Well, you know, frankly from the polls, this is looking as tight as a tick on a deer. (Fox News transcript, Jan 19, 2004)
 
“On a deer” is an interesting variation on the theme, since a quick Google search finds the tick appearing chiefly in canine locations, in accordance with Rather’s 1996 usage: on a hound, bloodhound, hound dog, coon dog, dog, dog’s ear, dog’s back, etc.
 
Though Rather tends to get the credit for “tight as a tick” with reference to close political races, it’s a regional idiom with a wide array of other possible meanings. These meanings have lately been dissected on the American Dialect Society mailing list, in a discussion sparked by Couric’s recent usage. Darla Wells, who first caught the broadcast, was familiar with the sense of “tight as a tick” meaning ‘having had too much to drink,’ and Dennis Preston collected this sense for his 1975 article, “Proverbial comparisons from southern Indiana” (Orbis 24,1:72-114). Ron Butters, meanwhile, suggested the idiom could mean ‘miserly,’ with tight related to tightwad. Finally, Gregory McNamee supplied some local knowledge from the region of Virginia where Couric was raised, saying that “tight/full as a tick” in that area refers to someone who has overeaten, “gorged to the point of popping, like a tick full of blood.”
(...)
Posted by Benjamin Zimmer at December 21, 2007 01:11 AM
 
Washington (DC) Post - The Fix by Chris Cillizza
GA-Senate: Tight as a Tick
By Chris Cillizza |  November 25, 2008; 11:20 AM ET
The Georgia Senate runoff between Sen.
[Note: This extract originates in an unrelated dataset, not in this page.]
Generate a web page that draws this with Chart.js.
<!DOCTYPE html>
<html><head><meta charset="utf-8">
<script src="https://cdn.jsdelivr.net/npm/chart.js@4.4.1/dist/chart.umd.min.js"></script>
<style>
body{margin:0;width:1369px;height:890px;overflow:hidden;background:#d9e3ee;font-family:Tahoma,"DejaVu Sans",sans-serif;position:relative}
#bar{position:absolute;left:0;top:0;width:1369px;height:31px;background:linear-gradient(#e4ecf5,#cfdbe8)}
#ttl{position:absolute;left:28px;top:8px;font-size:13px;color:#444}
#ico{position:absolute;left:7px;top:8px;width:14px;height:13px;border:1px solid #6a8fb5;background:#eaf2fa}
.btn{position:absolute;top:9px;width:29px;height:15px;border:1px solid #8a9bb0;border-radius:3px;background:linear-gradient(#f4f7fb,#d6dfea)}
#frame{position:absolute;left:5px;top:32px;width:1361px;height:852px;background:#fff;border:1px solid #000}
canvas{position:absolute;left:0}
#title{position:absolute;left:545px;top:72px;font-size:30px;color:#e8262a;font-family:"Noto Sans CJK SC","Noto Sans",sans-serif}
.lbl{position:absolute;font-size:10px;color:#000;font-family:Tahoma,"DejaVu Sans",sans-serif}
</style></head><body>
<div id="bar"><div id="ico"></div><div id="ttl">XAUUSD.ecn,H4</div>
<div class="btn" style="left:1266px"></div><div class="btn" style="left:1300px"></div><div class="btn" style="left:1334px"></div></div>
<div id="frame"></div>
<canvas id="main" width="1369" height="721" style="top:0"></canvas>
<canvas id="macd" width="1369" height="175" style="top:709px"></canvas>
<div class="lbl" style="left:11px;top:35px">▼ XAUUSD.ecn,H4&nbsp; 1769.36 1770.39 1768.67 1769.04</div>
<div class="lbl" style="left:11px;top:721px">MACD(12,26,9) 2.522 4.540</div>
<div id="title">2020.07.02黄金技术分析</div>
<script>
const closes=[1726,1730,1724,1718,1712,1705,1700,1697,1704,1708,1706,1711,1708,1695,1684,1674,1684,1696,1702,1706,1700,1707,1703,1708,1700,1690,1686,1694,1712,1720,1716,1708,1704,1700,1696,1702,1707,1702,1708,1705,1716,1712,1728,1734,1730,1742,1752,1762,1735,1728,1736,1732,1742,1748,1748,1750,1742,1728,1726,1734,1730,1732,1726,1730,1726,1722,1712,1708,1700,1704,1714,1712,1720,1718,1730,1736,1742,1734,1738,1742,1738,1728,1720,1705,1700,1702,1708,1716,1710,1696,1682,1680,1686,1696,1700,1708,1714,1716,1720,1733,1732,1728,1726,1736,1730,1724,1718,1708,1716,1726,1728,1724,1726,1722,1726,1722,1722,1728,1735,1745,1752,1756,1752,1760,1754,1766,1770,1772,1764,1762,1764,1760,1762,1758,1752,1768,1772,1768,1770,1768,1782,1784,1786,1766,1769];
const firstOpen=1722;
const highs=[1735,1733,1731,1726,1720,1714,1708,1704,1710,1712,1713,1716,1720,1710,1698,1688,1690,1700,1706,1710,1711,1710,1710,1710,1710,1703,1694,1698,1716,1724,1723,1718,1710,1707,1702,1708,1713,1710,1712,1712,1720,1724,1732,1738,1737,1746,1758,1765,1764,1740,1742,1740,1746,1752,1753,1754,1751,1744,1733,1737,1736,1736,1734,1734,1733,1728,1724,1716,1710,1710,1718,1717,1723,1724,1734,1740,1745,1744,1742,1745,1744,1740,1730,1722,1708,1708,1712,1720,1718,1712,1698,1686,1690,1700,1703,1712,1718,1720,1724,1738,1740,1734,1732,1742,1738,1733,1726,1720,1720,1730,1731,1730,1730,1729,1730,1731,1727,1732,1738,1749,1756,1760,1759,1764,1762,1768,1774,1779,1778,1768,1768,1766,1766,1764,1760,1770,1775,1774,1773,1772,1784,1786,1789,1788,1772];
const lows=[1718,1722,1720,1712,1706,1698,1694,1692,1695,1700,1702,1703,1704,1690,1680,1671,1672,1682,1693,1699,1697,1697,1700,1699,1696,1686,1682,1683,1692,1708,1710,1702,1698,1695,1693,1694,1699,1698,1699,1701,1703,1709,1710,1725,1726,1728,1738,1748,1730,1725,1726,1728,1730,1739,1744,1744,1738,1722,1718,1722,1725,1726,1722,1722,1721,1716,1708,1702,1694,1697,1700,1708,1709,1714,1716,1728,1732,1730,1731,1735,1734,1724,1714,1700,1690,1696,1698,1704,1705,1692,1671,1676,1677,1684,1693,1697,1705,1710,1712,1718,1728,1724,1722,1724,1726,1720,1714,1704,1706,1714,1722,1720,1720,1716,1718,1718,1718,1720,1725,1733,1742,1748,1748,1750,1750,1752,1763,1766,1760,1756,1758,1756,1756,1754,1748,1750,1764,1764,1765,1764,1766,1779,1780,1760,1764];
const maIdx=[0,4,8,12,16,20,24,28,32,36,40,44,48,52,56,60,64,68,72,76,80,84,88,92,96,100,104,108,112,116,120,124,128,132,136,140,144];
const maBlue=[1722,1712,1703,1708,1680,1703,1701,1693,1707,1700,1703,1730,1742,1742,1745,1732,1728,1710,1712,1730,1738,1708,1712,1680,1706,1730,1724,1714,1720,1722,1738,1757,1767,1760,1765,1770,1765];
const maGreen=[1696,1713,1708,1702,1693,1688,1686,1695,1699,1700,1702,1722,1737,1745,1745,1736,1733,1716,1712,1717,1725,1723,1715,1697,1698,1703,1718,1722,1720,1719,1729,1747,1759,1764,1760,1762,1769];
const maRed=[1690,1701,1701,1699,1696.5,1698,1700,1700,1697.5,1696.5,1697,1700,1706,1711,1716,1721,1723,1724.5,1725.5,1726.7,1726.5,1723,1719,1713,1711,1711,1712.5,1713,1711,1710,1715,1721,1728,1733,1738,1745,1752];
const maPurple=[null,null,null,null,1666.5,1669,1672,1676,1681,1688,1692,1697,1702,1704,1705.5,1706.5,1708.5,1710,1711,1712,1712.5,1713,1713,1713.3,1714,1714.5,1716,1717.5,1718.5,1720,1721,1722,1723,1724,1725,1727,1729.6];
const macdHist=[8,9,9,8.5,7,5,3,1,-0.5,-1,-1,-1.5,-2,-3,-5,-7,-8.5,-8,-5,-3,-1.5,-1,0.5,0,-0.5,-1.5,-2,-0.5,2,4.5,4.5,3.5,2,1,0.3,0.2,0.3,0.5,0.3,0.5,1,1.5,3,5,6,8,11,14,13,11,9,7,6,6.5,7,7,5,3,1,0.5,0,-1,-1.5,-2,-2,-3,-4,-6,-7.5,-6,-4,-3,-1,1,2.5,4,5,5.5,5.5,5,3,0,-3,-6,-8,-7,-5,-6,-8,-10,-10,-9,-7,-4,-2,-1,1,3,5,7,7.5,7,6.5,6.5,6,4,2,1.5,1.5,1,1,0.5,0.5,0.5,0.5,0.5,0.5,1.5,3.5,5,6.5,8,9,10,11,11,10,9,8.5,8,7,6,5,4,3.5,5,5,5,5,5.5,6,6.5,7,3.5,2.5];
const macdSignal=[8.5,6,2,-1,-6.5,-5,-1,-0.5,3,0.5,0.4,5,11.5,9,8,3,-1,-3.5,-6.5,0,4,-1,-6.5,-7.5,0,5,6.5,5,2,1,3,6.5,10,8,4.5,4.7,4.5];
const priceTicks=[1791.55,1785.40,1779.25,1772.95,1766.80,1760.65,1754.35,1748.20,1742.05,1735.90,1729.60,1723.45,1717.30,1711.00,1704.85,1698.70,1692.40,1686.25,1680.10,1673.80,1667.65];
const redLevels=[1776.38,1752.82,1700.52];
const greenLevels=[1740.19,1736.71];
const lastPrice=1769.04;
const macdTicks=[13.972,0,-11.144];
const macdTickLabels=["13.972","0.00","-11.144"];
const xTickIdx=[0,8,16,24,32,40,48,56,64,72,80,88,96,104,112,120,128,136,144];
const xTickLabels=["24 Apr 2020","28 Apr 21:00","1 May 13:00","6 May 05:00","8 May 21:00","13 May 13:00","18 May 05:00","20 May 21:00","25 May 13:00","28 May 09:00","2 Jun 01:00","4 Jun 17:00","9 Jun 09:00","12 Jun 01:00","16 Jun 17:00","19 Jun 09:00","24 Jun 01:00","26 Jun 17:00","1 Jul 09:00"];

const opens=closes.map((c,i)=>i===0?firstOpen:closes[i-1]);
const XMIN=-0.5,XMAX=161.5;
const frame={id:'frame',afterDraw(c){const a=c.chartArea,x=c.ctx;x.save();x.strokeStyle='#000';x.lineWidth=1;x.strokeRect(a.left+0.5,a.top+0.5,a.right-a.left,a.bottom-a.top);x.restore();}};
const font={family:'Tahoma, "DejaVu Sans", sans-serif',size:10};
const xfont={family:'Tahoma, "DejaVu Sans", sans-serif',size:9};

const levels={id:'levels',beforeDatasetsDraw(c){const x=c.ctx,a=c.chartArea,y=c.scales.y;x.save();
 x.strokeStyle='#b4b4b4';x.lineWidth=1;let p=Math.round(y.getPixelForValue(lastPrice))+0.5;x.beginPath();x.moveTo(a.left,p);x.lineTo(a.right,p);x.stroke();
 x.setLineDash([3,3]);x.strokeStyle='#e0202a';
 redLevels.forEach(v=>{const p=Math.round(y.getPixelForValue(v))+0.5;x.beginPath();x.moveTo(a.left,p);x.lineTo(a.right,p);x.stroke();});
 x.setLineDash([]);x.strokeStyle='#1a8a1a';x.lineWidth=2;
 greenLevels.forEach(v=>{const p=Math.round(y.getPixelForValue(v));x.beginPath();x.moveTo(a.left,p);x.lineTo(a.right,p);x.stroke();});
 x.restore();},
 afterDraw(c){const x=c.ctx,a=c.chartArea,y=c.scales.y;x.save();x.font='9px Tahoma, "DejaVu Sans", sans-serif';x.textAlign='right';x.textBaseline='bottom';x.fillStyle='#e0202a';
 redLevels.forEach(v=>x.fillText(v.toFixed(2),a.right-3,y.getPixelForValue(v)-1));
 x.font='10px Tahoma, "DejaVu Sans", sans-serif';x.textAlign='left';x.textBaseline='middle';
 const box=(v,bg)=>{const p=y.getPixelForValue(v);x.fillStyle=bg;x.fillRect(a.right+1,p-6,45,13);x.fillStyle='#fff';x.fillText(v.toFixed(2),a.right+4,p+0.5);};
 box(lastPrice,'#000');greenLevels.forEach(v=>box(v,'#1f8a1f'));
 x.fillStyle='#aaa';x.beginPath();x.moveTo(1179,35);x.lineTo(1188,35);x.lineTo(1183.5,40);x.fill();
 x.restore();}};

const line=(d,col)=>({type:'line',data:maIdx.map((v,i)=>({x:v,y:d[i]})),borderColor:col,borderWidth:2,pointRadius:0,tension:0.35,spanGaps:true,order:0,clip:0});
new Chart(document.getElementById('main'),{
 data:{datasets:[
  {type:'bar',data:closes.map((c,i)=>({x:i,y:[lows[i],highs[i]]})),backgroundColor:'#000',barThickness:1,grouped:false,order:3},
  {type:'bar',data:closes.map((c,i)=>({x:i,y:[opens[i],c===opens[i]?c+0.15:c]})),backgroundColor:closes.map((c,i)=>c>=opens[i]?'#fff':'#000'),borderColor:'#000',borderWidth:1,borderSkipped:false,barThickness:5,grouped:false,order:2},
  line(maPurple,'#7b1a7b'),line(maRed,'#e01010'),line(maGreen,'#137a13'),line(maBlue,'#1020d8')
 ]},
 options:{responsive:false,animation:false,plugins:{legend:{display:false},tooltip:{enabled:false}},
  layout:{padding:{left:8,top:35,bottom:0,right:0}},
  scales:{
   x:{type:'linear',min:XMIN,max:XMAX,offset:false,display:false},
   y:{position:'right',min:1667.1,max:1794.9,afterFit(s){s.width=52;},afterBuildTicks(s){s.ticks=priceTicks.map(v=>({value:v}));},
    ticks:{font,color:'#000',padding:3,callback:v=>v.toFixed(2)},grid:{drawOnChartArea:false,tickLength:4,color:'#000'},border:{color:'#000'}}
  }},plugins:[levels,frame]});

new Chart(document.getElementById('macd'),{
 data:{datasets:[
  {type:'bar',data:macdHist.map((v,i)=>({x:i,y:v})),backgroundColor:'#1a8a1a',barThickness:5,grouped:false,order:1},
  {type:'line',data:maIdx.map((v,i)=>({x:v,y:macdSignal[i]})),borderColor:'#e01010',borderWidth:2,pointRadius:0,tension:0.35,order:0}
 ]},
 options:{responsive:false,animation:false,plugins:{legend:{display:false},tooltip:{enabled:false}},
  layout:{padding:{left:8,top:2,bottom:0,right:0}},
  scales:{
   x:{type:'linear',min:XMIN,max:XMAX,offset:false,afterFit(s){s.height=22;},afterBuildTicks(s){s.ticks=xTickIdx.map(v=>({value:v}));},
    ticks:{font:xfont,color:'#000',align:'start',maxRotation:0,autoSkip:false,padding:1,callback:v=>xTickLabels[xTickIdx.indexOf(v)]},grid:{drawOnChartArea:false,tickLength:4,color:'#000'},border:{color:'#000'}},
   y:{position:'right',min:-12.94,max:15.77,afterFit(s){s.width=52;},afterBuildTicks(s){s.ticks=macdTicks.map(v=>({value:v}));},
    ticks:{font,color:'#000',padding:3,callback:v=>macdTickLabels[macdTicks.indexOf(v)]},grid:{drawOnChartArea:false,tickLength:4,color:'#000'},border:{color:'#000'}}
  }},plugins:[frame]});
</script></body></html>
Saxby Chambliss (R) and former state Rep. Jim Martin (D) appears headed to a close finish, a narrowness that is ramping up the pressure on President-elect Barack Obama to make a visit in the state sometime between now and Dec. 2.
 
Three new polls released on Monday suggest the race is tight.
 
Ace of Spades HQ
May 17, 2010
White House Bracing for Specter Loss
—Ace
(...)
The primary is, as Dan Rather says, tight as a tick, 42% Sestak 41% Specter.